Desde hace mucho tiempo en que el ser humano comenzó a navegar, buscó la protección contra las fuerzas naturales o sobrenaturales que amenazaban sus travesías marinas, y para ello buscó armar sus naves con amuletos o imágenes de sus dioses o pintó ojos en su proa para que iluminaran su camino, talló dragones para intimidar a posibles agresores o implantó el crucifijo de algún santo preferido para su protección en el desafio de los viajes, observando el horizonte marino desde la proa debajo del palo bauprès.
Así también fue la evolución de los diseños en el barco a vela de nivel más bajos de cubierta con finas y más agudas proas que adornaban con distintas figuras, talladas en madera para determinar la identidad de cada barco, que surgió en los pueblos costeros de los pescadores y mercaderes con los motivos propios a su medio, doncellas y mujeres que vivieron en pueblos ataviadas con sus propias ropas de trabajo, eran reproducidas.
La Boca fue un primitivo puerto de Buenos Aires poblado de inmigrantes genoveses, de la Liguria o la costa dálmata.
Portadores de sus antiguas tradiciones culturales reprodujeron su modo de vida con oficios marineros y de construcción naval en los talleres de La Vuelta de Rocha de balandras, pailebots, goletas y pequeñas enbarcaciones que usaban en el Riachuelo.
Así consiguieron adornar sus proa con mascarones tallados en madera de quebracho por Francisco Parodi y sus discípulos y subsistieron hasta fines del siglo XIX cuándo se multiplicaron los barcos a vapor con casco de hierro y acero.
En 1935 los vecinos de La Boca sabían que Quinquela Martín conocido del barrio xeneise tenía interés por dichas obras de arte y se dedicó a recuperarlas de los viejos armadores, dueños de los buques, los carpinteros y hasta un buzo en el rio se dedicaron a rescatar del olvido ésas esculturas hundidas, para transmitir a las futuras generaciones el legado dejado por aquellos hombres y mujeres que llegaron de lejanas tierras, que contribuyeron con sus costumbres, su trabajo y sus sueños a formar nuestra cultura popular original inmigratoria.
No obstante los mascarones tuvieron un triste destino final cuándo el capitán o dueño del barco se desvinculaba al perder su valor, eran abandonados y terminaban arrojados en la fogatas de San Juan que ardían chisporroteando intensamente como atractivo en la noche, y los pocos que sobrevivieron eran buscados como piezas únicas de colección.
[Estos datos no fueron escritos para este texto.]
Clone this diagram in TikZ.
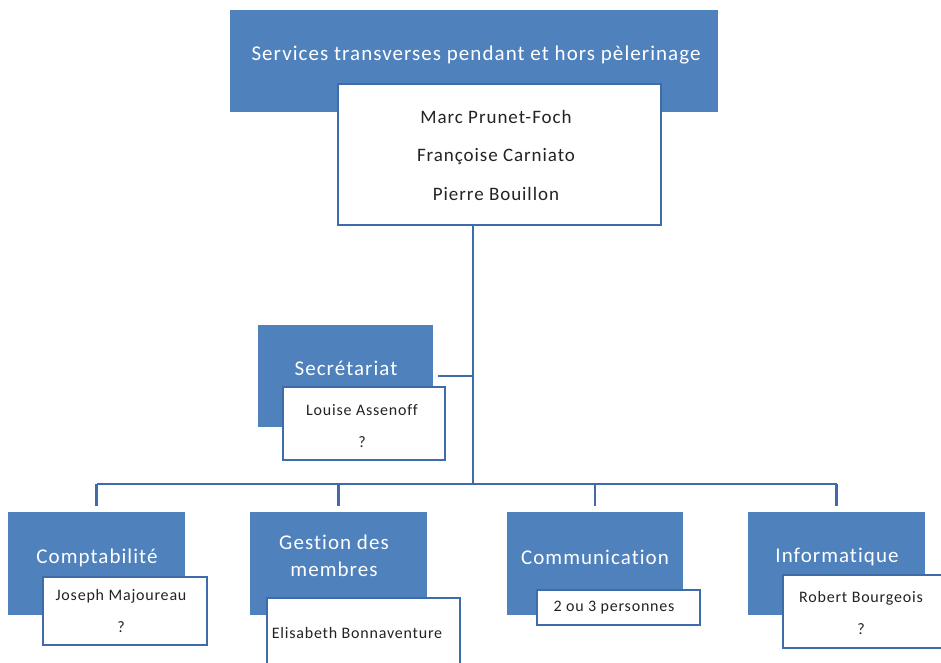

Así en la década del 30 Quinquela consiguió reunir más de 20 mascarones por donación y en 1936 se formalizó una colección que ingresó en el inventario del Museo y que hoy se exponen.
Los mascarones tuvieron representaciones variadas sean dioses, ángeles, conquistadores o amas de casa para desafiar los infortunios marinos de la navegación como imágenes mitológicas de la belleza como «Venus», o algunas naves que llegaron del exterior como el vapor «Dios Eolo» como Dios de los vientos que naufragó en el Paraná Guazú y su gemelo «Venus» ambos construidos en Escocia.
«La República» fue representada por una figura de mujer con gorro frigio y una vestimenta etérea que simulaba moverse con el viento ó Angélica Esposa que sostenía una flor en el pecho.
También de la Balandra «Doña maría» era probable aquella vecina que enamoró algún marino.
Las siguientes figuras de mascarones pertenecieron a los distintos buques que las utilizaron y son en la conquista los mascarones que se construían en madera más dura para su mayor resistencia, y representar un objeto tridimensional para distinguir un gran porte entre la materia y la acción del hombre.
En su época de auge, los mascarones tenían colores vivos saturados y representaban la imaginería popular de la época, con una pintura que resistía al desgaste marino como la del «Conquistador».
Pero fue «La fama italiana» representada en una mujer altiva con vestimenta guerrera de casco con penacho, capa, espada y sandalias aluden a la tradición romana, la alegoría recurre a la representación mitológica de Minerva que fue el afecto del marino como el ícono que lo identificó con la guardia y su fortuna.
El escultor Roberto Capurro que tenía su pailebot » La fama italiana» talló un mascarón que no quiso desprenderse hasta su muerte, y al vender el barco lo colocó en su entrada del comercio que tenía en La Boca, y cuentan que poco antes de morir lo llevó a su dormitorio dejando expresas indicaciones en donación para que se lo dejaran a Quinquela Martín como recuerdo.
Y están todos allí al encontrarse reunidos en una sala azul-celeste de paredes lisas donde se miran entre sí y se ignoran entre ellos. Y hoy en su 125º aniversario del nacimiento de Quinquela Martin quién fuera su mentor coleccionista tiene también una escultura que lo distingue.